The U.S. prison population has exploded from 300,000 to more than two million over the course of the last 30 years.

The inscription on the Great Seal of the United States is “E pluribus, unum” — from many, one. The ideal is that immigrants come to this country from all over the world, and regardless of their ethnicity and the peculiarities of their culture they are quickly transformed into Americans.

The belief is that America is the land of equal opportunity. There is no class structure to impede individual success. However, Michelle Alexander asserts in her book “The New Jim Crow: Mass Incarceration in the Age of Colorblindness” that the justice system has established a caste system that deprives blacks of the benefits normally available to other citizens.

Alexander’s views have provoked controversy because the concept of a social caste does not fit into the nation’s constitutional jurisprudence. Americans believe in the words of the Declaration of Independence that “all men are created equal.” The term “racial caste” in her book denotes “a stigmatized racial group locked into an inferior position by law and custom.”

Alexander cites slavery and Jim Crow as caste systems, and she adds to the list excessive imprisonment of blacks as felons, who upon release “are often denied the right to vote, excluded from juries, and relegated to a racially segregated and subordinated existence.” They can also be legally denied “employment, housing, and public benefits.” She asserts that this status is similar to the “segregated, second-class citizenship in the Jim Crow era.”
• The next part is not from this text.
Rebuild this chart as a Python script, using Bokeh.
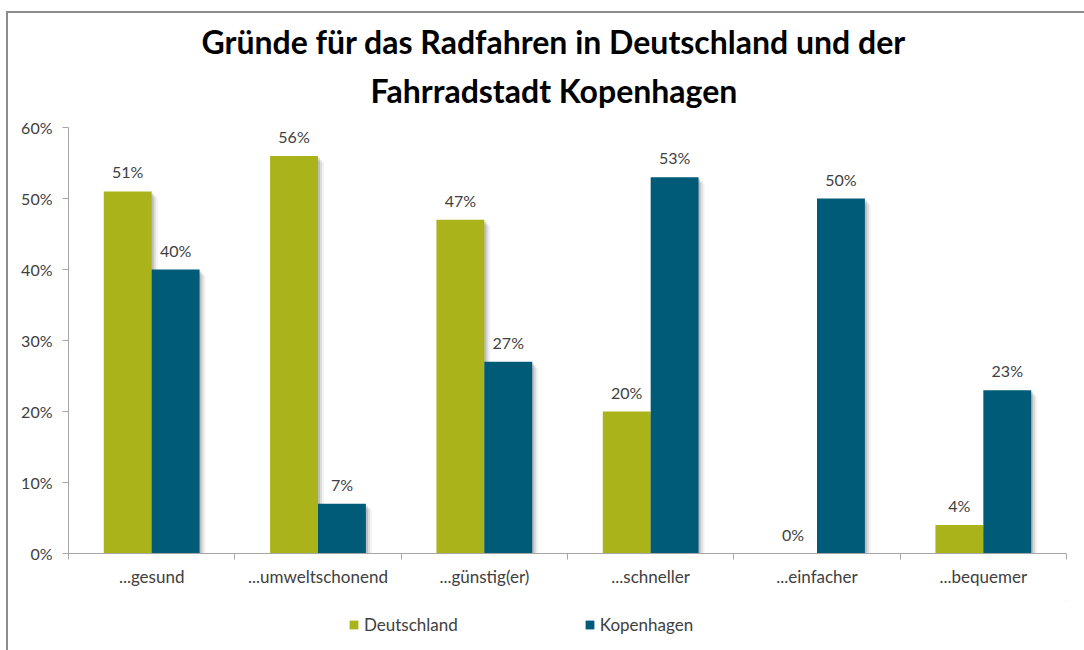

Critics of Alexander’s perspective claim that she is being soft on crime. However, she asserted that mass incarceration has “emerged as a stunningly comprehensive and well-disguised system of racialized social control that functions in a manner strikingly similar to Jim Crow.” She cites statistics on the drug trade and black imprisonment to support her claims.

In 1972, fewer than 350,000 people were imprisoned in the United States. Now that population has exploded to more than 2 million. Although data suggest racially equal use and sale of drugs, prisons have been filled with blacks convicted of drug offenses. A 2000 Human Rights Watch report found that 80 to 90 percent of drug offenders imprisoned in seven states were black. The evidence of disproportionality is substantial.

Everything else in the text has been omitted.